Three years' jail pushed for anthem abuse - $50,000 fine also included in proposals for new lawTop News | Phoenix Un 9 Mar 2018
Three years in jail and a maximum fine of HK$50,000 await anyone who degrades the national anthem. These are the main points of an anthem law now under consideration.
And the anthem will also be introduced into the school curriculum.
Sources say the government will submit a paper to the Legislative Council on the anthem law next week, with the first reading in July, before the summer recess.
The law was legislated and implemented on the mainland last year, and was put into the Basic Law's annex III. These laws apply locally by promulgation or legislation by the SAR.
The SAR government has opted for local legislation to meet the situation in Hong Kong.

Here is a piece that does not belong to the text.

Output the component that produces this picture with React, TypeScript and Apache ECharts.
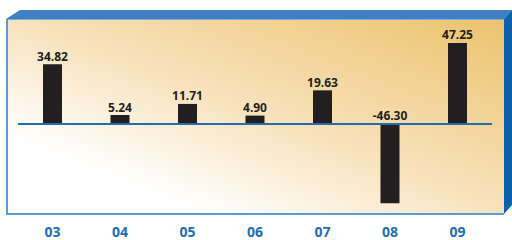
import React, { useEffect, useRef } from "react";
import * as echarts from "echarts";

const categories = ["03", "04", "05", "06", "07", "08", "09"];
const values = [34.82, 5.24, 11.71, 4.9, 19.63, -46.3, 47.25];
const yMin = -50;
const yMax = 55;

export default function App() {
  const ref = useRef<HTMLDivElement>(null);
  useEffect(() => {
    if (!ref.current) return;
    const chart = echarts.init(ref.current, undefined, { renderer: "svg" });
    const font = "Noto Sans";
    chart.setOption({
      animation: false,
      backgroundColor: "#ffffff",
      grid: { left: 18.75, right: 20.75, top: 29.71, bottom: 30.29, containLabel: false },
      graphic: [
        {
          type: "rect",
          z: -10,
          shape: { x: 6, y: 19, width: 498, height: 195 },
          style: {
            fill: new echarts.graphic.LinearGradient(0, 1, 1, 0, [
              { offset: 0, color: "#ffffff" },
              { offset: 0.2, color: "#ffffff" },
              { offset: 0.5, color: "#f8e3be" },
              { offset: 1, color: "#ecc26c" },
            ]),
          },
        },
        {
          type: "polygon",
          z: -9,
          shape: { points: [[6, 19], [504, 19], [512, 10], [20, 10]] },
          style: { fill: "#3f80c4" },
        },
        {
          type: "line",
          z: -8,
          shape: { x1: 8, y1: 19.5, x2: 504, y2: 19.5 },
          style: { stroke: "#7aaedf", lineWidth: 1 },
        },
        {
          type: "polygon",
          z: -9,
          shape: { points: [[504, 19], [512, 10], [512, 205], [504, 214]] },
          style: { fill: "#0b62ab" },
        },
        {
          type: "line",
          z: -8,
          shape: { x1: 7, y1: 19, x2: 7, y2: 215 },
          style: { stroke: "#5b9bd5", lineWidth: 2 },
        },
        {
          type: "line",
          z: -8,
          shape: { x1: 6, y1: 214, x2: 504, y2: 214 },
          style: { stroke: "#5b9bd5", lineWidth: 2 },
        },
      ],
      xAxis: [
        {
          type: "category",
          data: categories,
          z: 5,
          axisLine: { show: true, onZero: true, lineStyle: { color: "#1f6db3", width: 2 } },
          axisTick: { show: false },
          axisLabel: { show: false },
          splitLine: { show: false },
        },
        {
          type: "category",
          data: categories,
          position: "bottom",
          axisLine: { show: false, onZero: false },
          axisTick: { show: false },
          axisLabel: {
            show: true,
            margin: 15,
            color: "#1d6fb8",
            fontFamily: font,
            fontWeight: "bold",
            fontSize: 14,
            lineHeight: 14,
          },
          splitLine: { show: false },
        },
      ],
      yAxis: {
        type: "value",
        min: yMin,
        max: yMax,
        show: false,
        splitLine: { show: false },
      },
      series: [
        {
          type: "bar",
          xAxisIndex: 0,
          data: values,
          barWidth: 19,
          itemStyle: { color: "#231f20" },
          label: {
            show: true,
            position: "top",
            distance: 2,
            color: "#231f20",
            fontFamily: font,
            fontWeight: "bold",
            fontSize: 12,
            formatter: (p: any) => Number(p.value).toFixed(2),
          },
        },
      ],
    });
    return () => chart.dispose();
  }, []);
  return (
    <div
      ref={ref}
      style={{ position: "absolute", left: 0, top: 0, width: 512, height: 240 }}
    />
  );
}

Sources said the government will consider stating in the law that schools have to include the national anthem into their curriculum, but violation of this section is not likely to end in punishment.
The bill would state that the anthem should be played on occasions like flag-raising ceremonies on National Day, October 1, and the handover anniversary on July 1.
People at the scene should stand straight and behave solemnly, and anybody intentionally degrading the anthem would face criminal punishment.
The government will propose a similar punishment to that for degrading the national flag and emblem, whose maximum penalty is a fine of HK$50,000 and three years in jail.
Sources said booing the anthem before football matches of Hong Kong team would fall within the regulation because the anthem is played in public space.
The law would also state where the national anthem should not be played, such as at funerals.
How satire of the anthem would be handled is also up for discussion, but whether the satires would be criminal would depend on whether they were in public places.
Hong Kong netizens have been rewriting the lyrics of the anthem, and some people have sung them and put them on websites.
Executive Council member Ronny Tong Ka-wah, a senior counsel, said it would be easy for society to reach consensus on how "degrading" should be defined. He believed any rewriting or replacing the lyrics with insulting wordings should fall within the definition.
Tong also believed the law should prohibit any satirical or commercial use for the anthem.
Local delegate of the Chinese People's Political Consultative Conference Starry Lee Wai-king believes the law is now ready to be made.
"The discussion about the legislation has gone on for a long time, so I believe people have enough knowledge about the law, and we can take reference from that of our country," Lee said.
But legislator Alvin Yeung Ngok-kiu believes the government should start a public consultation to clarify the meaning of degrading.
"Many behaviors could fall within the range of degrading, such as not standing straight or singing off key, and whether anything is degrading is very subjective especially when it comes to law enforcement," Yeung said.
National People's Congress local deputy Wong Yuk-shan, president of the Open University, supported including anthem education into the school curriculum. "It's natural for our youngsters to sing the anthem because Hong Kong is a part of China," he said.
But the chairwoman of the Hong Kong Association of the Heads of Secondary Schools, Lee Suet-ying, doubted the effect of putting anthem education into the law.
"Laws are not moral standards; they act to regulate people's behavior. If something is written in the law but there is no punishment, what's the difference from not including it?" Lee said.
Schools have already been teaching students to sing the anthem, as well as the history behind it.
Legislator Ip Kin-yuen for the education sector said: "I am inclined to believe that the school curriculum should be regulated by guidelines of the Education Bureau instead of laws, matching normal practice in Hong Kong."
The Legco panel on constitutional affairs will discuss the legislation on March 23.